* **Given problem**
Starting at the first line of the listing below, repeat each line exactly until the line containing "Arial, Helvetica, sans-serif';", which you include. Leave out pictures.
-- Begin Available data --
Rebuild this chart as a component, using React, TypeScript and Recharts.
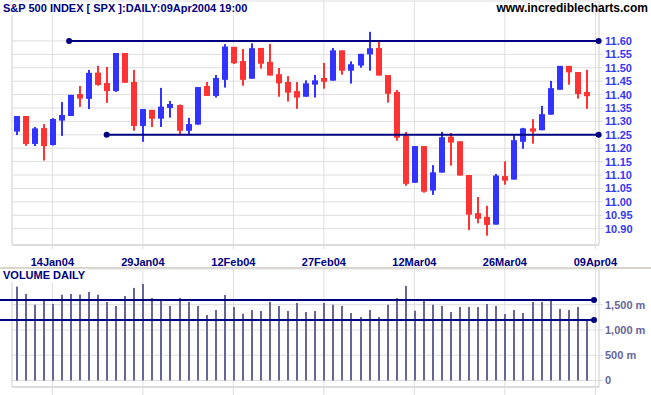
import React from 'react';
import {
  ComposedChart,
  Bar,
  XAxis,
  YAxis,
  CartesianGrid,
  ReferenceLine,
  ReferenceDot,
} from 'recharts';

const FONT = '"Liberation Sans", Arial, Helvetica, sans-serif';

const dates = [
  '08Jan04', '09Jan04', '12Jan04', '13Jan04', '14Jan04', '15Jan04', '16Jan04', '20Jan04', '21Jan04', '22Jan04',
  '23Jan04', '26Jan04', '27Jan04', '28Jan04', '29Jan04', '30Jan04', '02Feb04', '03Feb04', '04Feb04', '05Feb04',
  '06Feb04', '09Feb04', '10Feb04', '11Feb04', '12Feb04', '13Feb04', '17Feb04', '18Feb04', '19Feb04', '20Feb04',
  '23Feb04', '24Feb04', '25Feb04', '26Feb04', '27Feb04', '01Mar04', '02Mar04', '03Mar04', '04Mar04', '05Mar04',
  '08Mar04', '09Mar04', '10Mar04', '11Mar04', '12Mar04', '15Mar04', '16Mar04', '17Mar04', '18Mar04', '19Mar04',
  '22Mar04', '23Mar04', '24Mar04', '25Mar04', '26Mar04', '29Mar04', '30Mar04', '31Mar04', '01Apr04', '02Apr04',
  '05Apr04', '06Apr04', '07Apr04', '08Apr04',
];

const opens = [
  11.262, 11.320, 11.216, 11.275, 11.212, 11.303, 11.320, 11.402, 11.384, 11.482,
  11.443, 11.413, 11.555, 11.447, 11.283, 11.343, 11.310, 11.350, 11.361, 11.265,
  11.288, 11.432, 11.395, 11.455, 11.578, 11.525, 11.459, 11.574, 11.522, 11.476,
  11.447, 11.413, 11.392, 11.437, 11.462, 11.452, 11.565, 11.489, 11.508, 11.550,
  11.574, 11.473, 11.410, 11.247, 11.071, 11.208, 11.042, 11.109, 11.243, 11.226,
  11.100, 10.958, 10.944, 10.915, 11.096, 11.083, 11.224, 11.274, 11.267, 11.325,
  11.418, 11.507, 11.484, 11.410,
];

const highs = [
  11.320, 11.320, 11.279, 11.290, 11.312, 11.372, 11.399, 11.432, 11.492, 11.507,
  11.503, 11.555, 11.555, 11.492, 11.346, 11.343, 11.425, 11.376, 11.363, 11.313,
  11.428, 11.447, 11.473, 11.588, 11.578, 11.570, 11.591, 11.574, 11.589, 11.499,
  11.469, 11.447, 11.453, 11.473, 11.518, 11.574, 11.565, 11.524, 11.552, 11.634,
  11.600, 11.473, 11.417, 11.261, 11.208, 11.208, 11.137, 11.261, 11.257, 11.226,
  11.100, 11.018, 10.985, 11.104, 11.151, 11.249, 11.276, 11.308, 11.358, 11.451,
  11.507, 11.507, 11.484, 11.492,
];

const lows = [
  11.249, 11.209, 11.208, 11.154, 11.210, 11.246, 11.320, 11.354, 11.346, 11.433,
  11.369, 11.410, 11.444, 11.265, 11.224, 11.279, 11.279, 11.314, 11.249, 11.249,
  11.288, 11.395, 11.389, 11.426, 11.514, 11.433, 11.459, 11.497, 11.471, 11.392,
  11.374, 11.347, 11.392, 11.389, 11.422, 11.452, 11.474, 11.441, 11.500, 11.489,
  11.471, 11.370, 11.228, 11.060, 11.071, 11.034, 11.026, 11.109, 11.135, 11.098,
  10.895, 10.920, 10.874, 10.915, 11.064, 11.083, 11.198, 11.217, 11.267, 11.325,
  11.418, 11.437, 11.385, 11.347,
];

const closes = [
  11.320, 11.216, 11.274, 11.208, 11.309, 11.324, 11.399, 11.385, 11.481, 11.436,
  11.413, 11.555, 11.444, 11.283, 11.346, 11.310, 11.355, 11.365, 11.265, 11.290,
  11.428, 11.395, 11.462, 11.579, 11.517, 11.455, 11.573, 11.515, 11.471, 11.442,
  11.407, 11.389, 11.442, 11.453, 11.448, 11.565, 11.489, 11.513, 11.552, 11.573,
  11.471, 11.403, 11.239, 11.067, 11.208, 11.038, 11.110, 11.241, 11.221, 11.098,
  10.952, 10.937, 10.914, 11.098, 11.079, 11.230, 11.274, 11.262, 11.327, 11.424,
  11.507, 11.483, 11.402, 11.394,
];

// daily volume, millions of shares
const volumes = [
  1859, 1713, 1500, 1594, 1514, 1699, 1713, 1699, 1753, 1699,
  1554, 1474, 1673, 1833, 1912, 1633, 1594, 1474, 1633, 1554,
  1474, 1295, 1394, 1693, 1454, 1321, 1394, 1375, 1554, 1474,
  1375, 1534, 1355, 1375, 1534, 1500, 1474, 1335, 1255, 1394,
  1255, 1500, 1633, 1873, 1381, 1594, 1500, 1474, 1355, 1454,
  1454, 1454, 1514, 1474, 1315, 1394, 1335, 1554, 1554, 1614,
  1414, 1394, 1454, 1195,
];

const dateTicks = [4, 14, 24, 34, 44, 54, 64];
const dateTickLabels = ['14Jan04', '29Jan04', '12Feb04', '27Feb04', '12Mar04', '26Mar04', '09Apr04'];
const priceTicks = [10.9, 10.95, 11.0, 11.05, 11.1, 11.15, 11.2, 11.25, 11.3, 11.35, 11.4, 11.45, 11.5, 11.55, 11.6];
const volumeTicks = [0, 500, 1000, 1500];
const volumeTickLabels = ['0', '500 m', '1,000 m', '1,500 m'];

const xDomain = [-0.46, 64.4];
const priceDomain = [10.839, 11.749];
const volumeDomain = [-129, 2207];

const priceLevels = [
  { value: 11.6, from: 5.85, to: 64.36 },
  { value: 11.25, from: 10, to: 64.36 },
];
const volumeLevels = [
  { value: 1595, from: -1.8, to: 63.85 },
  { value: 1197, from: -1.8, to: 63.85 },
];

const rows = dates.map((d, i) => ({
  i,
  date: d,
  open: opens[i],
  high: highs[i],
  low: lows[i],
  close: closes[i],
  range: [lows[i], highs[i]],
  vol: volumes[i],
}));

const UP = '#3333ff';
const DOWN = '#ff3333';
const NAVY = '#000080';
const GRID = '#dedede';
const VOLC = '#666699';

const Candle = (props: any) => {
  const { x, y, width, height, payload } = props;
  if (!payload || x == null || y == null) return null;
  const { open, close, high, low } = payload;
  const cx = Math.round(x + width / 2);
  const span = high - low;
  const py = (v: number) => (span > 0 ? y + ((high - v) / span) * height : y);
  const color = close >= open ? UP : DOWN;
  const top = py(Math.max(open, close));
  const bot = py(Math.min(open, close));
  return (
    <g>
      <rect x={cx - 1} y={y} width={2} height={Math.max(height, 1)} fill={color} />
      <rect x={cx - 3} y={top} width={6} height={Math.max(bot - top, 1.5)} fill={color} />
    </g>
  );
};

const VolBar = (props: any) => {
  const { x, y, width, height } = props;
  if (x == null || y == null) return null;
  const cx = Math.round(x + width / 2);
  return <rect x={cx - 1} y={y} width={2} height={Math.max(height, 0)} fill={VOLC} />;
};

const DateTick = (props: any) => {
  const { x, y, payload } = props;
  const idx = dateTicks.indexOf(payload.value);
  return (
    <text x={x} y={y + 14.5} textAnchor="middle" fill={NAVY} fontFamily={FONT} fontWeight="bold" fontSize={11}>
      {idx >= 0 ? dateTickLabels[idx] : ''}
    </text>
  );
};

const EmptyTick = () => <g />;

const PriceTick = (props: any) => {
  const { x, y, payload } = props;
  return (
    <text x={x} y={y + 4} textAnchor="start" fill="#3838f0" fontFamily={FONT} fontWeight="bold" fontSize={11}>
      {Number(payload.value).toFixed(2)}
    </text>
  );
};

const VolTick = (props: any) => {
  const { x, y, payload } = props;
  const idx = volumeTicks.indexOf(payload.value);
  return (
    <text x={x} y={y + 4} textAnchor="start" fill={VOLC} fontFamily={FONT} fontWeight="bold" fontSize={11}>
      {idx >= 0 ? volumeTickLabels[idx] : ''}
    </text>
  );
};

export default function App() {
  return (
    <div style={{ position: 'absolute', left: 0, top: 0, width: 651, height: 395, background: '#fff', overflow: 'hidden' }}>
      <div style={{ position: 'absolute', left: 0, top: 0 }}>
        <ComposedChart width={651} height={268} data={rows} margin={{ top: 1, right: 0, bottom: 0, left: 12 }}>
          <CartesianGrid stroke={GRID} />
          <XAxis
            dataKey="i"
            type="number"
            domain={xDomain}
            ticks={dateTicks}
            interval={0}
            height={23}
            allowDataOverflow
            axisLine={{ stroke: '#dcdcdc', strokeWidth: 2 }}
            tickLine={{ stroke: '#dcdcdc' }}
            tickSize={4}
            tick={<DateTick />}
          />
          <YAxis
            orientation="right"
            type="number"
            domain={priceDomain}
            ticks={priceTicks}
            interval={0}
            width={52}
            allowDataOverflow
            axisLine={{ stroke: '#dcdcdc' }}
            tickLine={{ stroke: '#dcdcdc' }}
            tickSize={4}
            tickMargin={2}
            tick={<PriceTick />}
          />
          <ReferenceLine x={xDomain[0]} stroke="#dcdcdc" />
          {priceLevels.map((l, k) => (
            <ReferenceLine
              key={'pl' + k}
              segment={[{ x: l.from, y: l.value }, { x: l.to, y: l.value }]}
              stroke={NAVY}
              strokeWidth={2}
              ifOverflow="visible"
            />
          ))}
          <Bar dataKey="range" barSize={6} shape={<Candle />} isAnimationActive={false} />
          {priceLevels.map((l, k) => (
            <ReferenceDot key={'pa' + k} x={l.from} y={l.value} r={3} fill={NAVY} stroke="none" ifOverflow="visible" />
          ))}
          {priceLevels.map((l, k) => (
            <ReferenceDot key={'pb' + k} x={l.to} y={l.value} r={3} fill={NAVY} stroke="none" ifOverflow="visible" />
          ))}
        </ComposedChart>
      </div>

      <div style={{ position: 'absolute', left: 0, top: 267, width: 651, height: 2, background: '#d8d4cc' }} />

      <div style={{ position: 'absolute', left: 0, top: 268 }}>
        <ComposedChart width={651} height={127} data={rows} margin={{ top: 1, right: 0, bottom: 0, left: 12 }}>
          <CartesianGrid stroke={GRID} />
          <XAxis
            dataKey="i"
            type="number"
            domain={xDomain}
            ticks={dateTicks}
            interval={0}
            height={8}
            allowDataOverflow
            axisLine={{ stroke: '#dcdcdc', strokeWidth: 2 }}
            tickLine={{ stroke: '#dcdcdc' }}
            tickSize={8}
            tick={<EmptyTick />}
          />
          <YAxis
            orientation="right"
            type="number"
            domain={volumeDomain}
            ticks={volumeTicks}
            interval={0}
            width={52}
            allowDataOverflow
            axisLine={{ stroke: '#dcdcdc' }}
            tickLine={{ stroke: '#dcdcdc' }}
            tickSize={4}
            tickMargin={2}
            tick={<VolTick />}
          />
          <ReferenceLine x={xDomain[0]} stroke="#dcdcdc" />
          <Bar dataKey="vol" barSize={2} shape={<VolBar />} isAnimationActive={false} />
          {volumeLevels.map((l, k) => (
            <ReferenceLine
              key={'vl' + k}
              segment={[{ x: l.from, y: l.value }, { x: l.to, y: l.value }]}
              stroke={NAVY}
              strokeWidth={2}
              ifOverflow="visible"
            />
          ))}
          {volumeLevels.map((l, k) => (
            <ReferenceDot key={'vd' + k} x={l.to} y={l.value} r={3} fill={NAVY} stroke="none" ifOverflow="visible" />
          ))}
        </ComposedChart>
      </div>

      <div
        style={{
          position: 'absolute', left: 3, top: 2, fontFamily: FONT, fontWeight: 'bold', fontSize: 11,
          lineHeight: '13px', color: NAVY, background: '#fff', paddingRight: 2, whiteSpace: 'nowrap',
        }}
      >
        S&amp;P 500 INDEX [ SPX ]:DAILY:09Apr2004 19:00
      </div>
      <div
        style={{
          position: 'absolute', left: 0, top: 1, width: 648, textAlign: 'right', fontFamily: FONT, fontWeight: 'bold',
          fontSize: 12, lineHeight: '14px', color: '#000', whiteSpace: 'nowrap',
        }}
      >
        www.incrediblecharts.com
      </div>
      <div
        style={{
          position: 'absolute', left: 3, top: 269, fontFamily: FONT, fontWeight: 'bold', fontSize: 11,
          lineHeight: '13px', color: NAVY, background: '#fff', paddingRight: 2, whiteSpace: 'nowrap',
        }}
      >
        VOLUME DAILY
      </div>
    </div>
  );
}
-- End Available data --
* **Result of the task**
Rebuild this chart as a component, using React, TypeScript and Recharts.
import React from 'react';
import {
  ComposedChart,
  Bar,
  XAxis,
  YAxis,
  CartesianGrid,
  ReferenceLine,
  ReferenceDot,
} from 'recharts';

const FONT = '"Liberation Sans", Arial, Helvetica, sans-serif';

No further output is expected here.